If you are putting ten percent down or more, the most the seller can
contribute is usually six percent of the purchase price. If you
are putting less down, the most the seller can contribute is usually
three percent.
On VA loans, you can
ask the seller to pay everything. This is called a "VA
No-No," meaning the buyer is making no down payment and paying no
closing costs.
On FHA loans, it is
backwards. You can ask the seller to pay your pre-paid items, but
it doesn't normally make sense to ask the seller to pay your
non-recurring costs. The exception is that there are some fees a
seller has to pay on an FHA loan, so you won't be paying those anyway.
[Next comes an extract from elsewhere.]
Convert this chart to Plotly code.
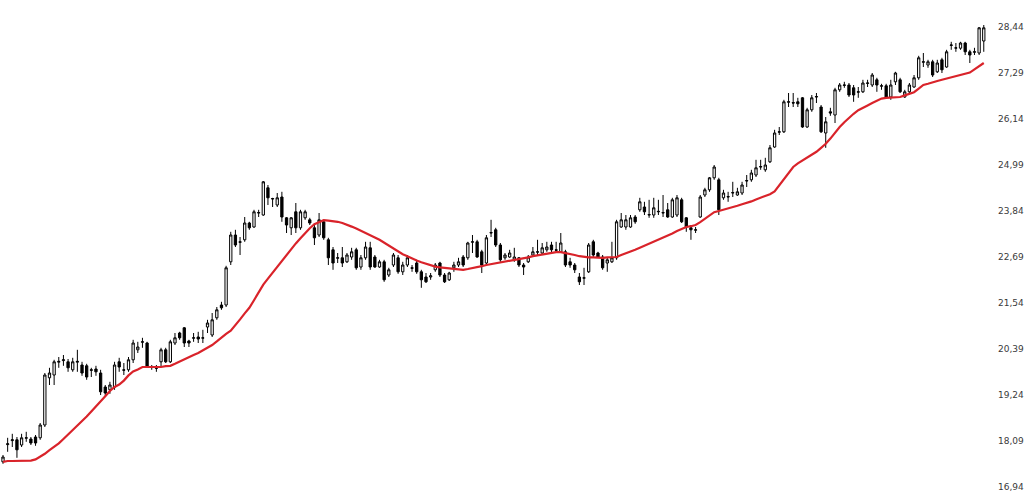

Also, if the seller wants to pay discount points (not your loan
origination fee) or pay for a buy-down, that is allowed.
The reason it does
not make sense for the seller to pay your normal buyer's costs on an FHA
loan has to do with how the FHA loan amount is calculated. Instead
of just using a percentage of the purchase price like everyone else,
they calculate your loan amount based on the purchase price PLUS your
closing costs (you've probably heard that the down payment on an FHA
loan is three percent, but that is not true -- it would take a complete
article to describe the loan amount calculation). Anyway, the
result is that if the seller pays your closing costs, your loan amount
is calculated from a smaller number, resulting in a smaller loan amount
and a larger down payment. So the seller pays your closing costs,
but your down payment is larger. The end result is that your
out-of-pocket expenses to close are about the same.
Most refinances
include the closing costs and pre-paid items in the new loan amount,
requiring little or no out-of-pocket expenses to close the deal.